Q: It's 11pm, somebody's pounding at the door. Turns out to be a rich old gent in a Rolls Royce, involved in a scavenger hunt against his ex-wife, and he says he'll pay $10,000 for a piece of wood about three feet by seven feet. "Can you help?" —Scavenger Sam
A: You rack your brain trying to think where the nearest lumber yard is, Sam; you're not really sure, and it wouldn't be open at this hour anyway, of course. You don't keep wood on hand, and you don't know anybody nearby who does. "I'm really sorry," you have to say, then watch your $10,000 opportunity drive away.
An hour later as you turn fretfully in bed the realization hits you, "A door. I could have given him a door. Why in the world didn't I think of that?"
You didn't think of it, says Ellen Langer in her book Mindfulness, because all of us think using rigid categories and have trouble seeing things in new ways. An hour before, “the 7-by-3-foot piece of wood was hidden from you, stuck in the category of ‘door.’”
Q: At a party, somebody wants to bet you $100 that you can't fold a piece of paper in half, then in half again, for 12 folds. Should you go for it —Bill Bender
A: Prepare to lose this bet: You'd be doubling the paper's thickness a dozen times, creating the equivalent of a stack of over 4,000 sheets. After just 10 folds the paper would be fat as a phone book, then two phonebooks on the eleventh, four phonebooks on the twelfth. Got Clark Kent's number in your PalmPilot?
Q: If you're six feet tall, how tall a mirror do you need to see yourself full length? —Snow White
A: Surprisingly, Snow, only three feet. Try this out: Stand before a full-length glass, cover the bottom half with newspaper, and watch what happens.
Q: In his famous book Civilization and its Discontents, Sigmund Freud argues that human culture normally represses many fundamental urges. How can this thesis be seen in operation in a football stadium restroom at halftime? —Gotta Go
A: Picture a scene (as witnessed firsthand at a Cleveland Browns game at the old Municipal Stadium) where beery, bladder-bloated males stand along a urinal trough some six feet across, and behind each stands a line three or four deep.

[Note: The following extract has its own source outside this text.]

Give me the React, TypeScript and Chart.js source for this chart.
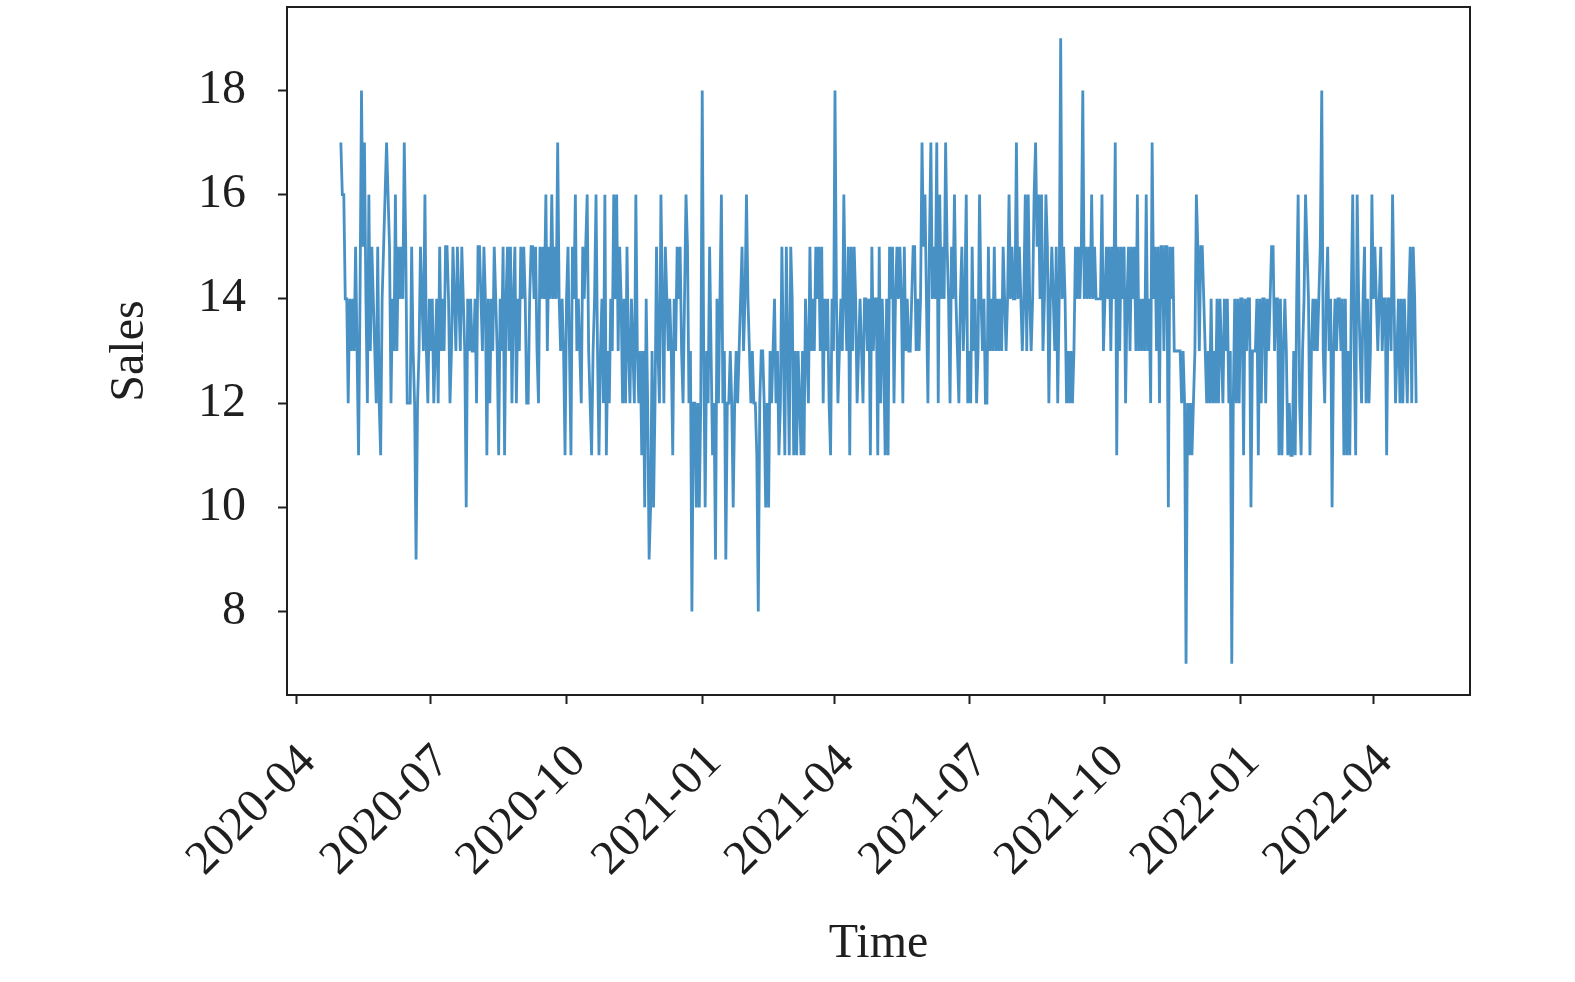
import { useEffect, useRef } from 'react'
import { Chart, registerables } from 'chart.js'

Chart.register(...registerables)

// Daily sales, one value per day starting 2020-05-01.
const SALES_2020 = [
  17, 16, 16, 14, 14, 12, 14, 13, 14, 13, 15, 13, 11, 14, 18, 15, 17, 14, 12, 16,
  13, 15, 14, 13, 12, 15, 12, 11, 14, 15, 16, 17, 16, 15, 12, 14, 13, 16, 13, 15,
  14, 15, 14, 17, 15, 12, 12, 12, 15, 13, 12, 9, 12, 13, 15, 14, 13,
  16, 13, 12, 14, 13, 14, 12, 13, 14, 12, 15, 13, 14, 13, 15, 15, 14, 12, 13, 15,
  14, 13, 15, 14, 13, 15, 14, 13, 10, 14, 13, 14, 13, 13, 14, 12, 15, 15, 14, 13,
  15, 14, 11, 14, 12, 14, 13, 15, 14, 13, 11, 14, 13, 15, 11, 14, 15, 13, 15, 12, 14,
  15, 12, 14, 13, 15, 14, 15, 14, 12, 12, 14, 15, 15, 14, 15, 13, 12, 15, 14, 15,
  14, 16, 13, 15, 14, 16, 14, 15, 14, 17, 14, 13, 14, 13, 11, 14, 15, 13, 11, 15,
  14, 16, 13, 14, 13, 12, 15, 14, 15, 16, 13, 12, 11, 13, 14, 16, 13, 11, 13, 14, 12,
  16, 11, 13, 12, 14, 13, 16, 14, 16, 13, 15, 14, 12, 14, 12, 15, 13, 12, 14, 13,
  12, 16, 13, 12, 13, 11, 13, 10, 14, 12, 9, 10, 13, 10, 12, 15, 13, 12, 16, 14,
  12, 15, 14, 13, 14, 13, 11, 14, 13, 15, 14, 15, 13, 12, 14, 16, 15, 12, 13, 8, 12,
  12, 10, 12, 10, 12,
]

const SALES_2021 = [
  18, 13, 10, 13, 12, 15, 13, 11, 12, 9, 14, 12, 14, 16, 12, 13, 9, 12, 12, 13,
  12, 10, 12, 13, 12, 13, 14, 15, 13, 14, 16, 14, 13, 12, 13, 12, 12, 11, 8, 12,
  13, 13, 12, 10, 12, 10, 13, 12, 13, 14, 12, 13, 11, 12, 15, 13,
  11, 15, 13, 11, 15, 14, 11, 13, 11, 13, 12, 11, 13, 11, 14, 13, 12, 15, 13, 14,
  13, 15, 14, 15, 13, 15, 12, 14, 13, 14, 12, 11, 14, 13, 18, 14, 12, 13, 14, 13,
  16, 14, 13, 15, 11, 15, 13, 15, 14, 12, 13, 14, 13, 12, 14, 14, 13, 14, 11, 15, 13,
  14, 14, 11, 15, 12, 14, 13, 11, 14, 11, 15, 14, 15, 12, 14, 15, 14, 15, 14, 12,
  15, 13, 14, 13, 13, 14, 15, 15, 13, 14, 13, 14, 17, 15, 16, 14, 12, 15, 17, 14,
  15, 14, 17, 12, 16, 14, 15, 14, 17, 15, 14, 12, 15, 14, 16, 14, 13, 12, 14, 15, 13, 14,
  16, 12, 13, 12, 15, 13, 14, 12, 13, 16, 14, 13, 14, 12, 12, 15, 13, 14, 13, 15,
  13, 14, 13, 14, 13, 15, 14, 13, 14, 16, 14, 15, 14, 14, 17, 14, 15, 14, 13, 14,
  16, 13, 16, 14, 13, 14, 16, 17, 15, 16, 14, 16, 13, 14, 16, 15, 12, 14, 15, 14, 13,
  15, 12, 14, 19, 14, 15, 14, 12, 13, 12, 13, 12, 13, 15, 14, 15, 14, 15, 18, 14,
  15, 14, 15, 14, 16, 14, 15, 14, 14, 14, 14, 16, 13, 14, 15, 14, 15, 13, 15, 14,
  17, 11, 15, 13, 15, 14, 15, 12, 14, 15, 13, 15, 14, 15, 13, 16, 13, 14, 13, 14, 13,
  16, 13, 14, 12, 17, 14, 15, 13, 15, 12, 15, 15, 13, 15, 15, 10, 15, 14, 15, 13,
  13, 13, 13, 13, 12, 13, 12, 7, 12, 11, 12, 11, 12, 13, 16, 15, 13, 15, 15, 14,
  13, 12, 13, 12, 14, 12, 13, 12, 14, 12, 14, 13, 12, 14, 13, 14, 12, 13, 7, 12, 14,
  12, 14, 12,
]

const SALES_2022 = [
  14, 14, 11, 14, 13, 14, 14, 10, 13, 13, 13, 14, 11, 14, 12, 14, 14, 12, 14, 13,
  14, 15, 15, 13, 14, 14, 11, 14, 11, 13, 14, 13, 11, 12, 11, 11, 13, 11, 14, 16,
  12, 11, 13, 14, 16, 15, 14, 11, 13, 14, 13, 14, 13, 14, 15, 18, 13, 12, 14,
  15, 13, 14, 10, 13, 14, 13, 14, 14, 13, 14, 11, 14, 11, 13, 11, 14, 16, 13, 11,
  16, 14, 13, 12, 14, 15, 12, 14, 12, 13, 16, 14, 15, 14, 13, 14, 15, 13, 14, 14,
  11, 14, 14, 13, 16, 14, 12, 13, 14, 12, 14, 12, 14, 13, 12, 14, 15, 12, 15, 14, 12,
]

const SALES = [...SALES_2020, ...SALES_2021, ...SALES_2022]

// x positions are days counted from 2020-05-01
const TICK_DAYS = [-30, 61, 153, 245, 335, 426, 518, 610, 700]
const TICK_LABELS = ['2020-04', '2020-07', '2020-10', '2021-01', '2021-04', '2021-07', '2021-10', '2022-01', '2022-04']
const Y_TICKS = [8, 10, 12, 14, 16, 18]

const FONT = '"Liberation Serif", "Times New Roman", serif'
const INK = '#1f1f1f'

const frame = {
  id: 'frame',
  afterDraw(chart: Chart) {
    const { ctx, chartArea: a } = chart
    ctx.save()
    ctx.strokeStyle = INK
    ctx.lineWidth = 2
    ctx.strokeRect(a.left, a.top, a.right - a.left, a.bottom - a.top)
    ctx.restore()
  },
}

export default function App() {
  const canvasRef = useRef<HTMLCanvasElement>(null)
  const chartRef = useRef<Chart | null>(null)

  useEffect(() => {
    if (!canvasRef.current) return
    chartRef.current?.destroy()

    chartRef.current = new Chart(canvasRef.current, {
      type: 'line',
      data: {
        datasets: [{
          label: 'Sales',
          data: SALES.map((v, i) => ({ x: i, y: v })),
          borderColor: 'rgba(56,136,192,0.92)',
          borderWidth: 2.8,
          pointRadius: 0,
          tension: 0,
          fill: false,
        }],
      },
      options: {
        animation: false,
        responsive: true,
        maintainAspectRatio: false,
        layout: { padding: { top: 7, right: 105, left: 0, bottom: 0 } },
        plugins: { legend: { display: false }, tooltip: { enabled: false } },
        scales: {
          x: {
            type: 'linear',
            min: -36.5,
            max: 765.5,
            afterBuildTicks: s => { s.ticks = TICK_DAYS.map(v => ({ value: v })) },
            afterFit: s => {
              s.height = 287
              s.paddingLeft = 0
              s.paddingRight = 0
            },
            ticks: {
              color: INK,
              font: { family: FONT, size: 48 },
              minRotation: 45,
              maxRotation: 45,
              padding: 30,
              labelOffset: 12,
              callback: (_v, i) => TICK_LABELS[i],
            },
            grid: { drawOnChartArea: false, drawTicks: true, tickLength: 9, tickColor: INK, tickWidth: 2 },
            border: { display: false },
            title: {
              display: true,
              text: 'Time',
              color: INK,
              font: { family: FONT, size: 48, lineHeight: 1.2 },
              padding: { bottom: 9, top: 0 },
            },
          },
          y: {
            min: 6.4,
            max: 19.6,
            afterBuildTicks: s => { s.ticks = Y_TICKS.map(v => ({ value: v })) },
            afterFit: s => {
              s.width = 287
              s.paddingTop = 0
              s.paddingBottom = 0
            },
            ticks: {
              color: INK,
              font: { family: FONT, size: 48 },
              padding: 32,
            },
            grid: { drawOnChartArea: false, drawTicks: true, tickLength: 9, tickColor: INK, tickWidth: 2 },
            border: { display: false },
            title: {
              display: true,
              text: 'Sales',
              color: INK,
              font: { family: FONT, size: 48, lineHeight: 1.2 },
              padding: { top: 102, bottom: 0 },
            },
          },
        },
      },
      plugins: [frame],
    })

    return () => chartRef.current?.destroy()
  }, [])

  return (
    <div style={{ position: 'absolute', left: 0, top: 0, width: 1575, height: 982, background: '#fff' }}>
      <canvas ref={canvasRef} />
    </div>
  )
}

Then: a clogged drain. Though there are three troughs in the room, the other two are in busy use, so many guys just continue relieving themselves into the clogged trough, causing it to fill and finally overspill. Now the urine enters at certain points and just as certainly drains onto the floor at others, creating the sense that you might just as well aim directly onto the floor— which several guys do, gleefully abandoning all potty-training.
Soon the floor-goers inspire others, who at first
apparently feel that good etiquette prescribes choosing a corner, but then this breaks down and just any old place will do, then the sinks get some action and finally one guy does it out an open window, releasing effluent that drops some 50 feet or more from this high restroom perch.
Outside the stadium down below, several strollers look up. They think it's raining. Upstairs, Dr. Freud is having a field day.